(begin)

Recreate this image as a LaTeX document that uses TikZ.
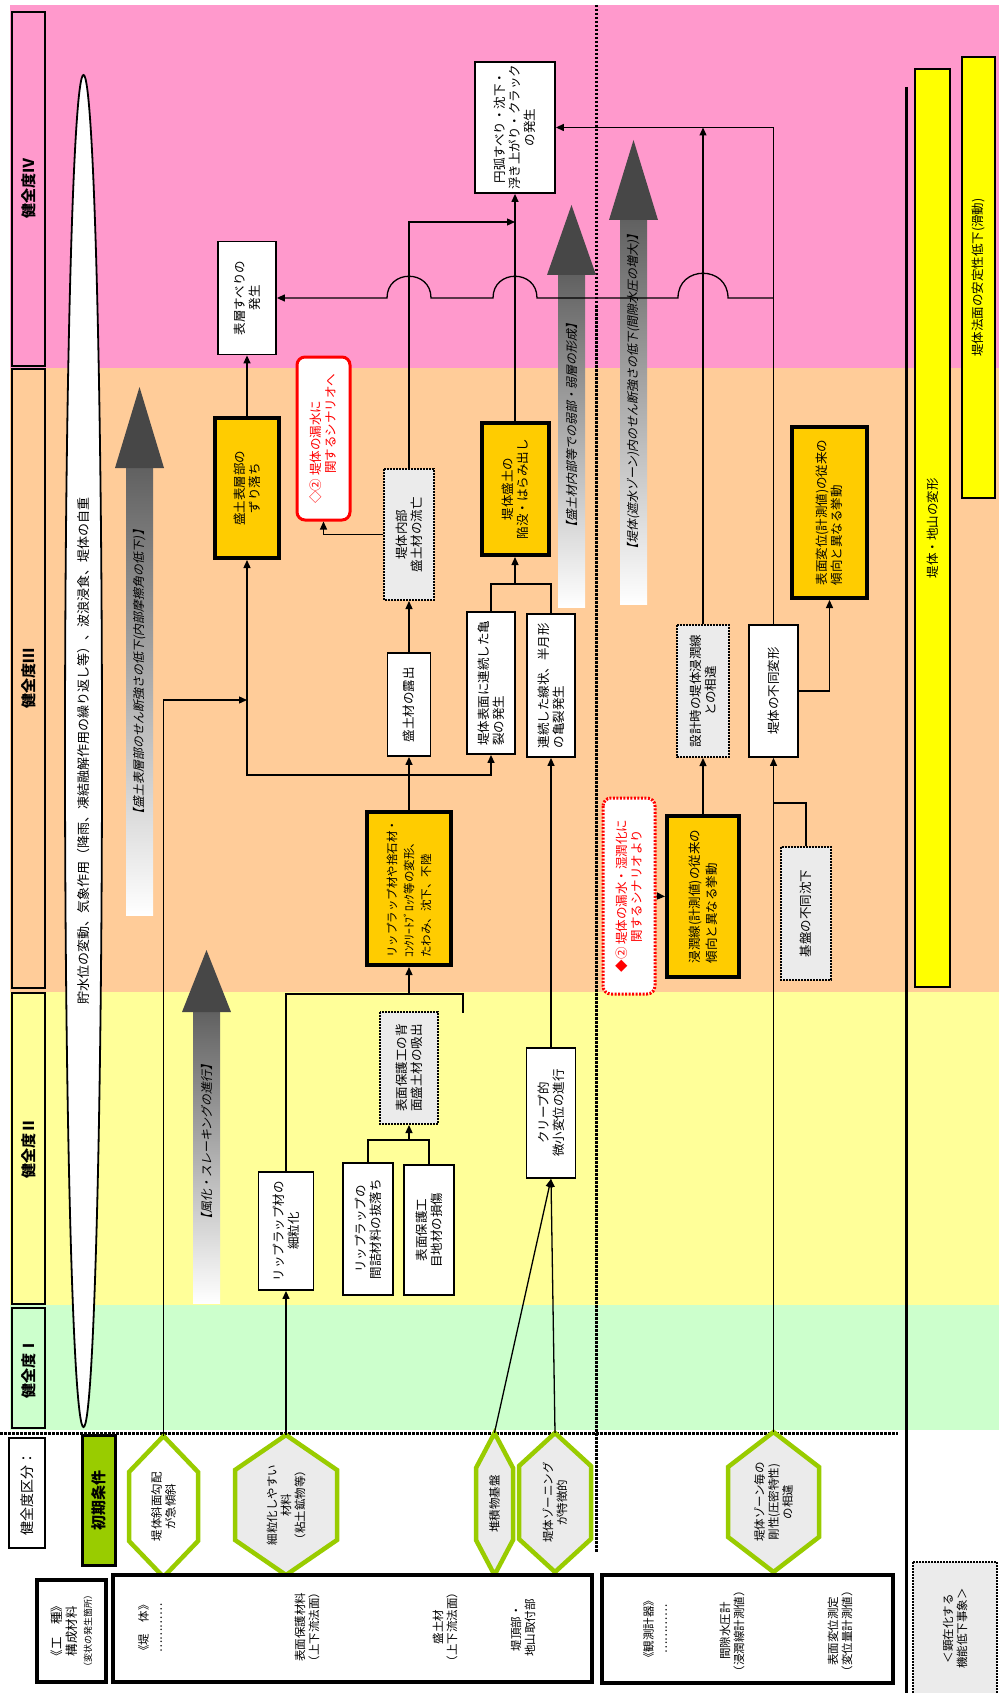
\documentclass[tikz,border=0pt]{standalone}
\usepackage{fontspec}
\setmainfont{Noto Sans CJK JP}
\newfontfamily\slantjp[FakeSlant=0.2]{Noto Sans CJK JP}
\usepackage{xcolor}
\definecolor{bandpink}{HTML}{FF99CC}
\definecolor{bandorange}{HTML}{FFCC99}
\definecolor{bandyellow}{HTML}{FFFF99}
\definecolor{bandgreen}{HTML}{CCFFCC}
\definecolor{gold}{HTML}{FFCC00}
\definecolor{baryellow}{HTML}{FFFF00}
\definecolor{leaf}{HTML}{99CC00}
\definecolor{alertred}{HTML}{FF0000}
\definecolor{dotfill}{HTML}{EBEBEB}
\usepackage{tikz}
\usetikzlibrary{shapes.geometric,arrows.meta}
\newcommand{\hexframe}[6]{\filldraw[hexline, fill=#6] (#1,#2-#4) -- (#1+#3,#2-#4+#5) -- (#1+#3,#2+#4-#5) -- (#1,#2+#4) -- (#1-#3,#2+#4-#5) -- (#1-#3,#2-#4+#5) -- cycle;}

\begin{document}
\begin{tikzpicture}[
  x=1pt, y=-1pt,
  font=\fontsize{12.5}{15}\selectfont,
  lvl/.style={draw, line width=2.5pt, rotate=90, inner sep=0pt, font=\fontsize{15}{18}\selectfont\bfseries},
  box/.style={draw, line width=1.8pt, fill=white, rotate=90, align=center, inner sep=1pt},
  keybox/.style={box, fill=gold, line width=4pt},
  latent/.style={box, fill=dotfill, line width=2pt, dash pattern=on 2pt off 1pt},
  scen/.style={box, draw=alertred, text=alertred, rounded corners=8pt, line width=3pt},
  hexline/.style={draw=leaf, line width=4.5pt},
  hextext/.style={rotate=90, align=center, inner sep=0pt, font=\fontsize{11.5}{14}\selectfont},
  bar/.style={draw, line width=2.5pt, fill=baryellow, rotate=90, inner sep=0pt},
  frame/.style={draw, line width=4pt, fill=white, rotate=90, align=center, inner sep=0pt},
  note/.style={rotate=90, align=center, inner sep=0pt, font=\fontsize{11.5}{14}\selectfont},
  flowtxt/.style={rotate=90, inner sep=0pt, font=\slantjp\fontsize{12}{14}\selectfont},
  link/.style={-{Triangle[length=8pt,width=7pt]}, line width=1.3pt},
  sepline/.style={line width=3pt, dash pattern=on 2.5pt off 1.5pt}
]
  \useasboundingbox (0,0) rectangle (999,1693);
  \fill[white] (0,0) rectangle (999,1693);
  \fill[bandpink]   (10,5)    rectangle (999,368);
  \fill[bandorange] (10,368)  rectangle (999,992);
  \fill[bandyellow] (10,992)  rectangle (999,1305);
  \fill[bandgreen]  (10,1305) rectangle (999,1430);

  \draw[sepline] (0,1433) -- (898,1433);
  \draw[sepline] (596,5) -- (596,1552);
  \draw[line width=3pt] (906.5,87) -- (906.5,1693);

  \node[lvl, fill=bandpink,   minimum width=354pt, minimum height=33pt] (lv4) at (28.5,189) {健全度Ⅳ};
  \node[lvl, fill=bandorange, minimum width=619pt, minimum height=33pt] (lv3) at (28.5,678.5) {健全度Ⅲ};
  \node[lvl, fill=bandyellow, minimum width=311pt, minimum height=33pt] (lv2) at (28.5,1148.5) {健全度Ⅱ};
  \node[lvl, fill=bandgreen,  minimum width=120pt, minimum height=33pt] (lv1) at (28.5,1368) {健全度Ⅰ};
  \node[lvl, fill=white, line width=1.8pt, font=\fontsize{14}{16}\selectfont, minimum width=110pt, minimum height=36pt] (grade) at (27,1493) {健全度区分：};
  \node[lvl, fill=leaf, line width=3pt, minimum width=130pt, minimum height=33pt] (init) at (98.5,1500) {初期条件};

  \node[draw, ellipse, line width=1.8pt, fill=white, rotate=90, inner sep=0pt, minimum width=1352pt, minimum height=37pt,
        font=\fontsize{13}{15}\selectfont] (load) at (83.5,751)
        {貯水位の変動、気象作用（降雨、凍結融解作用の繰り返し等）、波浪浸食、堤体の自重};

  \shade[top color=black!62, bottom color=white] (126,468) rectangle (153,915);
  \fill[black!72] (115,468) -- (139.5,387) -- (164,468) -- cycle;
  \node[flowtxt] (wear1) at (139.5,672) {【盛土表層部のせん断強さの低下(内部摩擦角の低下)】};
  \shade[top color=black!62, bottom color=white] (193,1012) rectangle (220,1303);
  \fill[black!72] (182,1012) -- (206.5,950) -- (231,1012) -- cycle;
  \node[flowtxt] (wear2) at (206.5,1142) {【風化・スレーキングの進行】};
  \shade[top color=black!62, bottom color=white] (558,275) rectangle (585,607);
  \fill[black!72] (547,275) -- (571.5,205) -- (596,275) -- cycle;
  \node[flowtxt] (wear3) at (571.5,425) {【盛土材内部等での弱部・弱層の形成】};
  \shade[top color=black!62, bottom color=white] (620,220) rectangle (647,604);
  \fill[black!72] (609,220) -- (633.5,140) -- (658,220) -- cycle;
  \node[flowtxt] (wear4) at (633.5,392) {【堤体(遮水ゾーン)内のせん断強さの低下(間隙水圧の増大)】};

  \node[bar, minimum width=918pt, minimum height=35pt] (deform) at (932.5,528) {堤体・地山の変形};
  \node[bar, minimum width=441pt, minimum height=33pt] (slide) at (978.5,277.5) {堤体法面の安定性低下(滑動)};

  \node[box, minimum width=113pt, minimum height=58pt] (hyoso) at (247,298) {表層すべりの\\発生};
  \node[box, minimum width=131pt, minimum height=80pt] (enko) at (515,127.5) {円弧すべり・沈下・\\浮き上がり・クラック\\の発生};
  \node[keybox, minimum width=140pt, minimum height=64pt] (zuri) at (247,488) {盛土表層部の\\ずり落ち};
  \node[scen, align=left, minimum width=163pt, minimum height=53pt] (scen1) at (323.5,438.5) {◇②\ 堤体の漏水に\\\hspace*{2.4em}関するシナリオへ};
  \node[latent, minimum width=131pt, minimum height=50pt] (ryubo) at (409,534.5) {堤体内部\\盛土材の流亡};
  \node[box, minimum width=103pt, minimum height=43pt] (roshutsu) at (409,704.5) {盛土材の露出};
  \node[box, align=left, minimum width=142pt, minimum height=48pt] (kiretsu1) at (491,683) {堤体表面に連続した亀\\裂の発生};
  \node[box, align=left, minimum width=143pt, minimum height=48pt] (kiretsu2) at (551,685.5) {連続した線状、半月形\\の亀裂発生};
  \node[keybox, minimum width=132pt, minimum height=67pt] (kanbotsu) at (515,489) {堤体盛土の\\陥没・はらみ出し};
  \node[keybox, align=left, font=\fontsize{11.5}{17}\selectfont, minimum width=153pt, minimum height=84pt] (riprap) at (409,888.5)
        {リップラップ材や捨石材・\\ｺﾝｸﾘｰﾄﾌﾞﾛｯｸ等の変形、\\たわみ、沈下、不陸};
  \node[latent, align=left, minimum width=112pt, minimum height=58pt] (haimen) at (409,1068) {表面保護工の背\\面盛土材の吸出};
  \node[box, minimum width=132pt, minimum height=50pt] (nukeochi) at (368,1229) {リップラップの\\間詰材料の抜落ち};
  \node[box, minimum width=130pt, minimum height=50pt] (sonsho) at (429,1230) {表面保護工\\目地材の損傷};
  \node[box, minimum width=118pt, minimum height=55pt] (saiguri) at (286,1231) {リップラップ材の\\細粒化};
  \node[box, minimum width=130pt, minimum height=49pt] (creep) at (551,1113) {クリープ的\\微小変位の進行};
  \node[scen, dash pattern=on 2pt off 1.5pt, align=left, minimum width=196pt, minimum height=52pt] (scen2) at (629,896)
        {◆②\ 堤体の漏水・湿潤化に\\\hspace*{2.4em}関するシナリオより};
  \node[keybox, align=left, font=\fontsize{12.5}{17}\selectfont, minimum width=161pt, minimum height=72pt] (shinjun) at (703,896.5)
        {浸潤線(計測値)の従来の\\傾向と異なる挙動};
  \node[latent, minimum width=132pt, minimum height=52pt] (sekkei) at (703,691) {設計時の堤体浸潤線\\との相違};
  \node[box, minimum width=132pt, minimum height=49pt] (fudo) at (773.5,691) {堤体の不同変形};
  \node[keybox, align=left, minimum width=171pt, minimum height=75pt] (hyomen) at (829.5,512.5) {表面変位(計測値)の従来の\\傾向と異なる挙動};
  \node[latent, minimum width=133pt, minimum height=50pt] (kiban) at (806,913.5) {基盤の不同沈下};

  \hexframe{163.5}{1506.5}{34.5}{70.5}{36}{white}
  \node[hextext, minimum width=141pt, minimum height=69pt] (h1) at (163.5,1506.5) {堤体斜面勾配\\が急傾斜};
  \hexframe{286}{1505}{51}{70}{35}{dotfill}
  \node[hextext, minimum width=140pt, minimum height=102pt] (h2) at (286,1505) {細粒化しやすい\\材料\\（粘土鉱物等）};
  \hexframe{494.5}{1504}{18.5}{71}{35}{dotfill}
  \node[hextext, minimum width=142pt, minimum height=37pt] (h3) at (494.5,1504) {堆積物基盤};
  \hexframe{555}{1502.5}{36}{69.5}{33}{dotfill}
  \node[hextext, minimum width=139pt, minimum height=72pt] (h4) at (555,1502.5) {堤体ゾーニング\\が特徴的};
  \hexframe{773.5}{1502}{45.5}{70}{35}{dotfill}
  \node[hextext, minimum width=140pt, minimum height=91pt] (h5) at (773.5,1502) {堤体ゾーン毎の\\剛性(圧密特性)\\の相違};

  \node[frame, minimum width=102pt, minimum height=69pt] (kind) at (71.5,1631)
        {《工　種》\\構成材料\\{\fontsize{9}{11}\selectfont（変状の発生箇所）}};
  \node[frame, minimum width=107pt, minimum height=479pt] (embank) at (352.5,1628.5) {};
  \node[note] (embank1) at (150,1628) {《堤　体》\\…………};
  \node[note] (embank2) at (307,1627) {表面保護材料\\（上下流法面）};
  \node[note] (embank3) at (445,1627) {盛土材\\（上下流法面）};
  \node[note] (embank4) at (523,1628) {堤頂部・\\地山取付部};
  \node[frame, minimum width=108pt, minimum height=291pt] (gauges) at (747.5,1629) {};
  \node[note] (gauge1) at (655,1629) {《観測計器》\\…………};
  \node[note] (gauge2) at (732,1631) {間隙水圧計\\（浸潤線計測値）};
  \node[note] (gauge3) at (840,1631) {表面変位測定\\（変位量計測値）};
  \node[latent, font=\fontsize{11.5}{14}\selectfont, minimum width=133pt, minimum height=84pt] (event) at (955,1628.5) {＜顕在化する\\機能低下事象＞};

  \coordinate (jh) at (247,700);
  \coordinate (jz) at (409,775);
  \coordinate (jk) at (515,584);
  \coordinate (je) at (515,222);
  \coordinate (jr) at (409,994);
  \coordinate (jt) at (463,1013);
  \coordinate (jn) at (409,1140);
  \coordinate (jb) at (773.5,803);
  \coordinate (jf) at (773.5,298);

  \draw[link] (h1.east) |- (jh);
  \draw[link] (zuri.east) -- (hyoso.west);
  \draw[link] (riprap.east) -- (roshutsu.west);
  \draw[link] (jz) -| (zuri.west);
  \draw[link] (jz) -| (kiretsu1.west);
  \draw[link] (roshutsu.east) -- (ryubo.west);
  \draw[link] (ryubo.east) |- (je);
  \draw[link] (ryubo.north) -| (scen1.west);
  \draw[link] (kanbotsu.east) -- (enko.west);
  \draw[line width=1.3pt] (kiretsu1.east) |- (jk) -| (kiretsu2.east);
  \draw[link] (jk) -- (kanbotsu.west);
  \draw[link] (creep.east) -- (kiretsu2.west);
  \draw[link] (h3.east) -- (creep.west);
  \draw[link] (h4.east) -- (creep.west);
  \draw[link] (h2.east) -- (saiguri.west);
  \draw[line width=1.3pt] (saiguri.east) |- (jr) -| (jt);
  \draw[link] (jr) -- (riprap.west);
  \draw[line width=1.3pt] (nukeochi.east) |- (jn) -| (sonsho.east);
  \draw[link] (jn) -- (haimen.west);
  \draw[link, dashed] (scen2.south) -- (shinjun.north);
  \draw[link] (shinjun.east) -- (sekkei.west);
  \draw[link] (sekkei.east) -- (sekkei.east |- enko.south);
  \draw[link] (fudo.east) |- (enko.south);
  \draw[link] (h5.east) -- (fudo.west);
  \draw[line width=1.3pt] (kiban.east) |- (jb);
  \draw[link] (fudo.south) -| (hyomen.west);
  \draw[link] (jf) -- (728,298) .. controls (728,265) and (678,265) .. (678,298)
        -- (537,298) .. controls (537,269) and (493,269) .. (493,298)
        -- (431,298) .. controls (431,269) and (387,269) .. (387,298) -- (hyoso.south);
\end{tikzpicture}
\end{document}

(end)

- Instructions to follow -
From the top of the listing above, repeat each line exactly until you reach the line containing "(#1,#2-#4) -- (#1+#3,#2-#4+#5)", and repeat that one too. Leave the pictures out.

- Solution to the problem -
Recreate this image as a LaTeX document that uses TikZ.
\documentclass[tikz,border=0pt]{standalone}
\usepackage{fontspec}
\setmainfont{Noto Sans CJK JP}
\newfontfamily\slantjp[FakeSlant=0.2]{Noto Sans CJK JP}
\usepackage{xcolor}
\definecolor{bandpink}{HTML}{FF99CC}
\definecolor{bandorange}{HTML}{FFCC99}
\definecolor{bandyellow}{HTML}{FFFF99}
\definecolor{bandgreen}{HTML}{CCFFCC}
\definecolor{gold}{HTML}{FFCC00}
\definecolor{baryellow}{HTML}{FFFF00}
\definecolor{leaf}{HTML}{99CC00}
\definecolor{alertred}{HTML}{FF0000}
\definecolor{dotfill}{HTML}{EBEBEB}
\usepackage{tikz}
\usetikzlibrary{shapes.geometric,arrows.meta}
\newcommand{\hexframe}[6]{\filldraw[hexline, fill=#6] (#1,#2-#4) -- (#1+#3,#2-#4+#5) -- (#1+#3,#2+#4-#5) -- (#1,#2+#4) -- (#1-#3,#2+#4-#5) -- (#1-#3,#2-#4+#5) -- cycle;}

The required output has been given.